遺言執行者は誰でもなれる?選任された人ができること
遺言執行者(いごんしっこうしゃ)とは、遺言者の残した遺言を実現するための手続きを行う人を指します。「遺言執行者はどんな人がなれるの?」「具体的にどんなことができるの?」と疑問に思う人も多いですよね。今回は、遺言執行者になれる人となれない人、どのように選任するのかについても詳しく解説していきます!
遺言執行者とは?
遺言執行者とは具体的にどんなことをする人なのか、その概要と選任する理由について解説します。
■遺言執行者とは?
遺言執行者とは、遺言の内容を実現するために職務を行う人のことです。遺言執行者は「いごんしっこうしゃ」と読みます(法律では「遺言=いごん」と読みます)。相続人は複数人いることが多いですが、その中でも代表となる遺言執行者を決めておくことで、遺言を実現するための各種手続きがスムーズに進むのです。
■なぜ遺言執行者を選任するの?
先述の通り、遺言執行者には遺言を実現するための手続きをスムーズに進める役割があります。しかし、遺言執行者を選任する目的はそれだけではありません。そもそも「遺言(いごん)」とは、遺言者(被相続人)が自分の死後のために残しておくもので、原則として遺産はその遺言に従って相続人に分けられます。たとえば、「遺言者の所有していた不動産を相続人Aへと相続する」旨の遺言が残されていたとします。

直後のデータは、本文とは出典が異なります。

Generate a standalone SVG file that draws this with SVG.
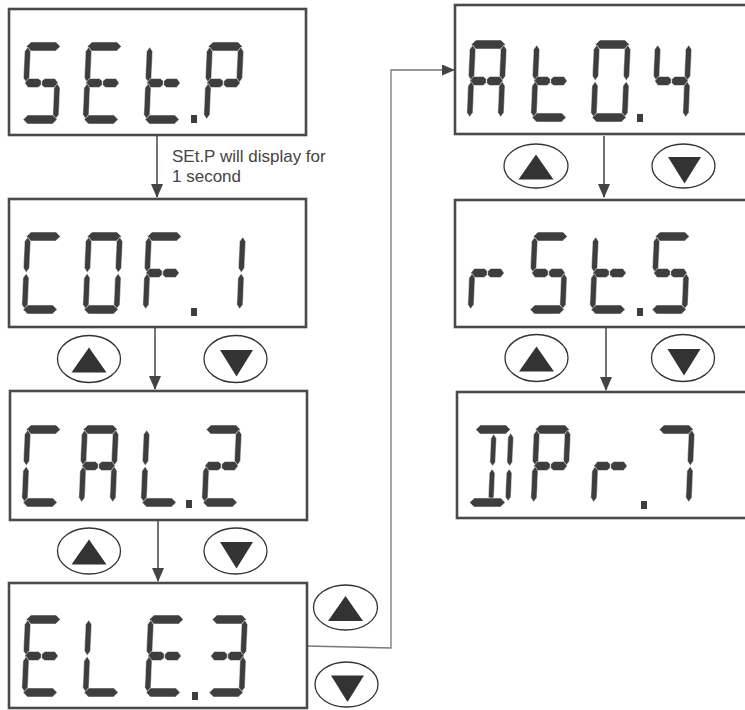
<svg xmlns="http://www.w3.org/2000/svg" width="745" height="710" viewBox="0 0 745 710">
<style>
.box{fill:#fff;stroke:#4a4a4a;stroke-width:2.6}
.seg{fill:#3e3e3e;stroke:#fff;stroke-width:0.5}
.btn{fill:#fff;stroke:#333;stroke-width:1.3}
.tri{fill:#333}
.con{fill:none;stroke:#444;stroke-width:1.5}
.con2{fill:none;stroke:#777;stroke-width:1.3}
.lbl{font-family:"Liberation Sans",Arial,sans-serif;font-size:17px;fill:#444}
</style>
<defs>
<marker id="ah" markerUnits="userSpaceOnUse" markerWidth="14" markerHeight="14" viewBox="0 0 14 12" refX="13" refY="6" orient="auto">
<path d="M0,0 L14,6 L0,12 Z" fill="#444"/>
</marker>
<marker id="ah2" markerUnits="userSpaceOnUse" markerWidth="13" markerHeight="11" viewBox="0 0 13 11" refX="12" refY="5.5" orient="auto">
<path d="M0,0 L13,5.5 L0,11 Z" fill="#444"/>
</marker>
<polygon id="sa" class="seg" points="1.5,4.5 6,0 31,0 35.5,4.5 31,9 6,9"/>
<polygon id="sd" class="seg" points="1.5,77.5 6,73 31,73 35.5,77.5 31,82 6,82"/>
<path id="sg" class="seg" d="M1.5,41 L5,36.5 L15,36.5 L18,39 L18,43 L15,45.5 L5,45.5 Z M18.5,39 L21.5,36.5 L31.5,36.5 L35,41 L31.5,45.5 L21.5,45.5 L18.5,43 Z"/>
<polygon id="sf" class="seg" points="3,5 6,9.5 6,36 3,40.5 0,36 0,9.5"/>
<polygon id="sb" class="seg" points="34,5 37,9.5 37,36 34,40.5 31,36 31,9.5"/>
<polygon id="se" class="seg" points="3,41.5 6,46 6,72.5 3,77 0,72.5 0,46"/>
<polygon id="sc" class="seg" points="34,41.5 37,46 37,72.5 34,77 31,72.5 31,46"/>
<rect id="dp" x="0" y="0" width="6" height="8" fill="#3e3e3e"/>
<polygon id="up" class="tri" points="0,-11.5 -17.5,13.5 17.5,13.5"/>
<polygon id="dn" class="tri" points="-15.5,-9 17.5,-9 1,17.5"/>
</defs>

<g id="connectors">
<line class="con" x1="157" y1="135" x2="157" y2="197" marker-end="url(#ah)"/>
<line class="con" x1="155" y1="327" x2="155" y2="389" marker-end="url(#ah)"/>
<line class="con" x1="158" y1="520" x2="158" y2="581" marker-end="url(#ah)"/>
<line class="con" x1="604" y1="136" x2="604" y2="197" marker-end="url(#ah)"/>
<line class="con" x1="606" y1="327" x2="606" y2="390" marker-end="url(#ah)"/>
<polyline class="con2" points="307,646 391,648 391,70 454,70" marker-end="url(#ah2)"/>
</g>

<text class="lbl" x="172" y="162">SEt.P will display for</text>
<text class="lbl" x="172" y="182">1 second</text>

<g id="setp">
<rect class="box" x="9" y="9" width="297" height="126"/>
<g transform="translate(25,42) skewX(-2.5)"><use href="#sa"/><use href="#sf"/><use href="#sg"/><use href="#sc"/><use href="#sd"/></g>
<g transform="translate(86,42) skewX(-2.5)"><use href="#sa"/><use href="#sf"/><use href="#sg"/><use href="#se"/><use href="#sd"/></g>
<g transform="translate(147,42) skewX(-2.5)"><use href="#sf"/><use href="#sg"/><use href="#se"/><use href="#sd"/></g>
<g transform="translate(207,42) skewX(-2.5)"><use href="#sa"/><use href="#sf"/><use href="#sb"/><use href="#sg"/><use href="#se"/></g>
<use href="#dp" x="191" y="115"/>
</g>

<g id="cof1">
<rect class="box" x="9" y="199" width="297" height="128"/>
<g transform="translate(25,232) skewX(-2.5)"><use href="#sa"/><use href="#sf"/><use href="#se"/><use href="#sd"/></g>
<g transform="translate(86,232) skewX(-2.5)"><use href="#sa"/><use href="#sf"/><use href="#sb"/><use href="#sc"/><use href="#se"/><use href="#sd"/></g>
<g transform="translate(146,232) skewX(-2.5)"><use href="#sa"/><use href="#sf"/><use href="#sg"/><use href="#se"/></g>
<g transform="translate(209,232) skewX(-2.5)"><use href="#sb"/><use href="#sc"/></g>
<use href="#dp" x="191" y="308"/>
</g>

<g id="cal2">
<rect class="box" x="10" y="391" width="297" height="129"/>
<g transform="translate(25,425) skewX(-2.5)"><use href="#sa"/><use href="#sf"/><use href="#se"/><use href="#sd"/></g>
<g transform="translate(82,425) skewX(-2.5)"><use href="#sa"/><use href="#sf"/><use href="#sb"/><use href="#sg"/><use href="#sc"/><use href="#se"/></g>
<g transform="translate(144,425) skewX(-2.5)"><use href="#sf"/><use href="#se"/><use href="#sd"/></g>
<g transform="translate(205,425) skewX(-2.5)"><use href="#sa"/><use href="#sb"/><use href="#sg"/><use href="#se"/><use href="#sd"/></g>
<use href="#dp" x="186" y="500"/>
</g>

<g id="ele3">
<rect class="box" x="9" y="583" width="298" height="125"/>
<g transform="translate(25,615) skewX(-2.5)"><use href="#sa"/><use href="#sf"/><use href="#sg"/><use href="#se"/><use href="#sd"/></g>
<g transform="translate(86,615) skewX(-2.5)"><use href="#sf"/><use href="#se"/><use href="#sd"/></g>
<g transform="translate(148,615) skewX(-2.5)"><use href="#sa"/><use href="#sf"/><use href="#sg"/><use href="#se"/><use href="#sd"/></g>
<g transform="translate(211,615) skewX(-2.5)"><use href="#sa"/><use href="#sb"/><use href="#sg"/><use href="#sc"/><use href="#sd"/></g>
<use href="#dp" x="192" y="692"/>
</g>

<g id="at04">
<rect class="box" x="455" y="5" width="297" height="129"/>
<g transform="translate(470,40) skewX(-2.5)"><use href="#sa"/><use href="#sf"/><use href="#sb"/><use href="#sg"/><use href="#sc"/><use href="#se"/></g>
<g transform="translate(534,40) skewX(-2.5)"><use href="#sf"/><use href="#sg"/><use href="#se"/><use href="#sd"/></g>
<g transform="translate(594,40) skewX(-2.5)"><use href="#sa"/><use href="#sf"/><use href="#sb"/><use href="#sc"/><use href="#se"/><use href="#sd"/></g>
<g transform="translate(655,40) skewX(-2.5)"><use href="#sf"/><use href="#sb"/><use href="#sg"/><use href="#sc"/></g>
<use href="#dp" x="637" y="114"/>
</g>

<g id="rsts">
<rect class="box" x="455" y="200" width="297" height="127"/>
<g transform="translate(471,232) skewX(-2.5)"><use href="#sg"/><use href="#se"/></g>
<g transform="translate(532,232) skewX(-2.5)"><use href="#sa"/><use href="#sf"/><use href="#sg"/><use href="#sc"/><use href="#sd"/></g>
<g transform="translate(593,232) skewX(-2.5)"><use href="#sf"/><use href="#sg"/><use href="#se"/><use href="#sd"/></g>
<g transform="translate(654,232) skewX(-2.5)"><use href="#sa"/><use href="#sf"/><use href="#sg"/><use href="#sc"/><use href="#sd"/></g>
<use href="#dp" x="637" y="308"/>
</g>

<g id="dpr7">
<rect class="box" x="457" y="392" width="297" height="126"/>
<g transform="translate(473,425) skewX(-2.5)">
<polygon class="seg" points="3,4.5 7.5,0 33,0 37.5,4.5 33,9 7.5,9"/>
<polygon class="seg" points="21,9 24,13.5 24,37 21.5,41 18.5,37 18.5,13.5"/>
<polygon class="seg" points="38,8 41,12.5 41,37 38.5,41 35.5,37 35.5,12.5"/>
<polygon class="seg" points="21,44 24,48 24,72 21.5,76 18.5,72 18.5,48"/>
<polygon class="seg" points="38,44 41,48 41,72 38.5,76 35.5,72 35.5,48"/>
<polygon class="seg" points="0,77.5 4.5,73 31,73 35.5,77.5 31,82 4.5,82"/>
</g>
<g transform="translate(534,425) skewX(-2.5)"><use href="#sa"/><use href="#sf"/><use href="#sb"/><use href="#sg"/><use href="#se"/></g>
<g transform="translate(594,425) skewX(-2.5)"><use href="#sg"/><use href="#se"/></g>
<g transform="translate(658,425) skewX(-2.5)"><use href="#sa"/><use href="#sb"/><use href="#sc"/></g>
<use href="#dp" x="641" y="501"/>
</g>

<g id="btn-up-1"><ellipse class="btn" cx="89" cy="359" rx="31.5" ry="23.5"/><use href="#up" x="89" y="359"/></g>
<g id="btn-dn-1"><ellipse class="btn" cx="235.5" cy="359" rx="31.5" ry="23.5"/><use href="#dn" x="235.5" y="359"/></g>
<g id="btn-up-2"><ellipse class="btn" cx="89" cy="551" rx="31.5" ry="23"/><use href="#up" x="89" y="551"/></g>
<g id="btn-dn-2"><ellipse class="btn" cx="235.5" cy="551" rx="31.5" ry="23"/><use href="#dn" x="235.5" y="551"/></g>
<g id="btn-up-3"><ellipse class="btn" cx="345.5" cy="607.5" rx="32" ry="22.5"/><use href="#up" x="345.5" y="607.5"/></g>
<g id="btn-dn-3"><ellipse class="btn" cx="346.5" cy="684.5" rx="31.5" ry="22.5"/><use href="#dn" x="346.5" y="684.5"/></g>
<g id="btn-up-4"><ellipse class="btn" cx="536" cy="166" rx="32" ry="22"/><use href="#up" x="536" y="166"/></g>
<g id="btn-dn-4"><ellipse class="btn" cx="683.5" cy="166" rx="31.5" ry="22"/><use href="#dn" x="683.5" y="166"/></g>
<g id="btn-up-5"><ellipse class="btn" cx="536.5" cy="358" rx="31.5" ry="23.5"/><use href="#up" x="536.5" y="358"/></g>
<g id="btn-dn-5"><ellipse class="btn" cx="683" cy="358" rx="31.5" ry="23.5"/><use href="#dn" x="683" y="358"/></g>
</svg>
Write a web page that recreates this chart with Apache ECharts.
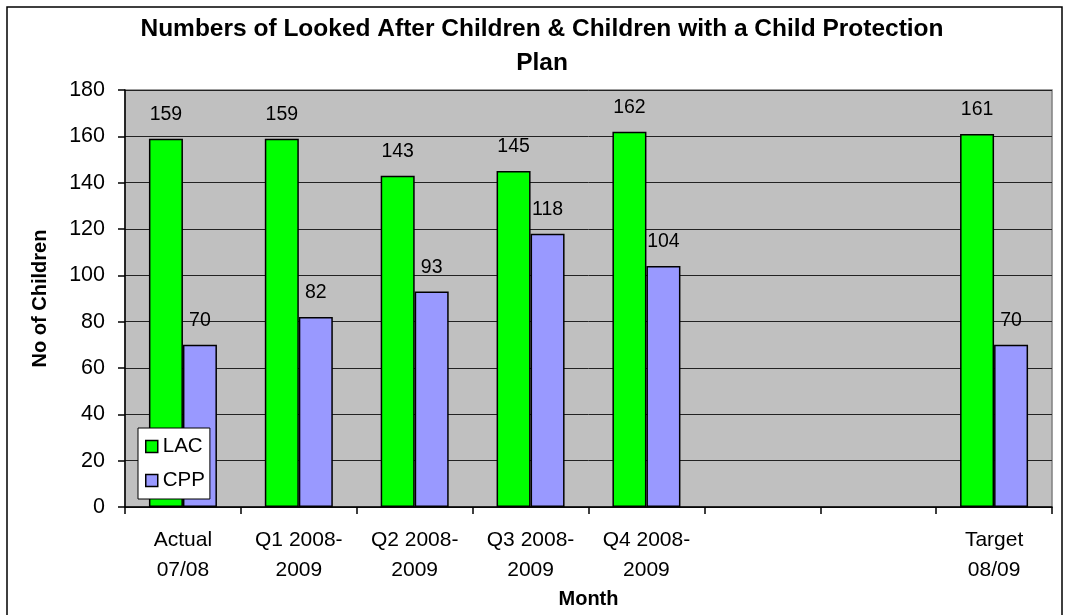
<!DOCTYPE html>
<html>
<head>
<meta charset="utf-8">
<script src="https://cdn.jsdelivr.net/npm/echarts@6/dist/echarts.min.js"></script>
<style>html,body{margin:0;padding:0;background:#fff;}#c{width:1067px;height:615px;}</style>
</head>
<body>
<div id="c"></div>
<script>
var categories = ["Actual\n07/08", "Q1 2008-\n2009", "Q2 2008-\n2009", "Q3 2008-\n2009", "Q4 2008-\n2009", "", "", "Target\n08/09"];
var lacValues = [159, 159, 143, 145, 162, null, null, 161];
var cppValues = [70, 82, 93, 118, 104, null, null, 70];
var yTicks = { min: 0, max: 180, interval: 20 };

var FONT = "'Liberation Sans', Arial, sans-serif";
var chart = echarts.init(document.getElementById('c'), null, { renderer: 'canvas' });
var labelStyle = { show: true, position: 'top', distance: 14, fontSize: 19.5, color: '#000', fontFamily: FONT };
chart.setOption({
  animation: false,
  backgroundColor: '#fff',
  textStyle: { fontFamily: FONT },
  title: {
    text: 'Numbers of Looked After Children & Children with a Child Protection\nPlan',
    left: 537,
    top: 7,
    textAlign: 'center',
    padding: 5,
    textStyle: { fontSize: 24.5, fontWeight: 'bold', color: '#000', lineHeight: 34, fontFamily: FONT }
  },
  graphic: [{
    type: 'rect',
    shape: { x: 7, y: 7, width: 1055, height: 620 },
    style: { fill: 'none', stroke: '#000', lineWidth: 1.5 },
    silent: true
  }],
  legend: {
    orient: 'vertical',
    left: 138,
    top: 428,
    data: ['LAC', 'CPP'],
    backgroundColor: '#fff',
    borderColor: '#000',
    borderWidth: 1,
    padding: [8, 5, 8, 7],
    itemGap: 13,
    itemWidth: 12,
    itemHeight: 12,
    icon: 'rect',
    itemStyle: { borderColor: '#000', borderWidth: 1.5 },
    textStyle: { fontSize: 20.5, color: '#000', fontFamily: FONT }
  },
  grid: {
    left: 125, right: 15, top: 90, bottom: 108,
    show: true, backgroundColor: '#c0c0c0', borderColor: '#808080', borderWidth: 1.5,
    containLabel: false
  },
  xAxis: {
    type: 'category',
    data: categories,
    name: 'Month',
    nameLocation: 'middle',
    nameGap: 76,
    nameTextStyle: { fontSize: 20, fontWeight: 'bold', color: '#000', fontFamily: FONT },
    axisLine: { show: true, lineStyle: { color: '#000', width: 1.5 } },
    axisTick: { show: true, length: 7, alignWithLabel: false, lineStyle: { color: '#000', width: 1.5 } },
    axisLabel: { interval: 0, fontSize: 21, lineHeight: 30, color: '#000', margin: 18, fontFamily: FONT },
    splitLine: { show: false }
  },
  yAxis: {
    type: 'value',
    min: yTicks.min, max: yTicks.max, interval: yTicks.interval,
    name: 'No of Children',
    nameLocation: 'middle',
    nameRotate: 90,
    nameGap: 75,
    nameTextStyle: { fontSize: 20, fontWeight: 'bold', color: '#000', fontFamily: FONT },
    axisLine: { show: true, lineStyle: { color: '#000', width: 1.5 } },
    axisTick: { show: true, length: 7, inside: false, lineStyle: { color: '#000', width: 1.5 } },
    axisLabel: { fontSize: 21.5, color: '#000', margin: 20, fontFamily: FONT },
    splitLine: { show: true, lineStyle: { color: '#222', width: 1 } }
  },
  series: [
    {
      name: 'LAC', type: 'bar', data: lacValues, barWidth: 34, barGap: '0%',
      itemStyle: { color: '#00ff00', borderColor: '#000', borderWidth: 1.5 },
      label: labelStyle
    },
    {
      name: 'CPP', type: 'bar', data: cppValues, barWidth: 34, barGap: '0%',
      itemStyle: { color: '#9999ff', borderColor: '#000', borderWidth: 1.5 },
      label: labelStyle
    }
  ]
});
</script>
</body>
</html>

しかし、Aがその不動産の登記手続きを怠ったり、別の相続人Bが勝手にその不動産を処分してしまったりといった可能性も否定できません。遺言執行者を選任していれば、不動産相続の登記手続きを遺言執行者が行うことができ、また、他の相続人が勝手に不動産を処分するのも防ぐことができます。
遺言執行者になれる人
では、遺言執行者となれるのはどんな人でしょうか?以下では、遺言執行者になれる人となれない人について解説します。
■遺言執行者になれる人
実は、遺言執行者となるための条件はとくにありません。「相続人の中から決めなければならないのでは?」「司法書士でなければならないのでは?」などと考えている人は多いですが、そのような制限はなく、また、一人ではなく複数人にお願いすることもできます。
注意点として「誰でもなれる」とはいえ「誰でもいい」わけではありません。身内や友人などから、信頼して遺言の実現を任せられる人を選任してくださいね。
■遺言執行者になれない人
遺言執行者は誰でもなれる、と記述しましたが、未成年者と破産者はその例外となります。未成年者や破産者は、遺言を正確に、着実に、公正に執行できる可能性が低いためです。これらは「遺言執行者の欠格事由」として、民法1009条に定められています。
遺言執行者ができること
遺言執行者の役割は遺言を確実に執行することとその手続き全般ですが、具体的には何ができるのでしょうか?遺言執行者ではない一般的な相続人にできることとして、遺産分割方法の指定、遺贈、寄付行為などが挙げられます。これらはすべて遺言執行者にもできることとなっています。
逆に「遺言執行者にしかできないこと」として、子どもの認知と相続人の排除や取り消しがあります。つまり、遺言に「Aを認知する」「Bを相続人から排除する」などの記載があった場合、それらを実行するには遺言執行者の選定が必須であるということになります。
遺言執行者の選び方
遺言執行者の選び方には3つの方法があります。ここではそれぞれの方法についてご紹介します。
■遺言者が遺言によって指定する
遺言執行者は、遺言の中で指定できます。「Aを遺言執行者とする」などの記載があれば、その文言をもって選任となります。
■遺言者が「遺言執行者を選任する人」を指定する
こちらは遺言者が直接遺言執行者を指定せず、遺言執行者を選任する人を指定するケースです。遺言者が自分では遺言執行者を決められない場合や誰に任せるべきか悩んでしまう場合に、遺言執行者の選任を任せたい人を指定できます。
■家庭裁判所に選任してもらう
遺言の中で遺言執行者や遺言執行者を選任する人が指定されていなかった場合、家庭裁判所に申し立てをすることで、遺言執行者を決めてもらうことができます。
また、遺言執行者を選任していたものの死亡してしまった場合や、選任された人が遺言執行者となることを拒否した場合、何らかの理由で解任されてしまった場合なども、家庭裁判所に申し立てることで選任を委ねることができます。
今回は、遺言執行者になれる人となれない人、その選任方法などを解説しました。遺言執行者は誰でもなることができますが、だからといって「誰でもいい」わけではありません。身内であれ第三者であれ、遺言の実行を安心して任せられる、信頼できる人物を選ばなければなりません。終活として遺言を作成しようと思っている人、遺言執行者の選任を考えている人は、今回の記事を参考にしてみてくださいね。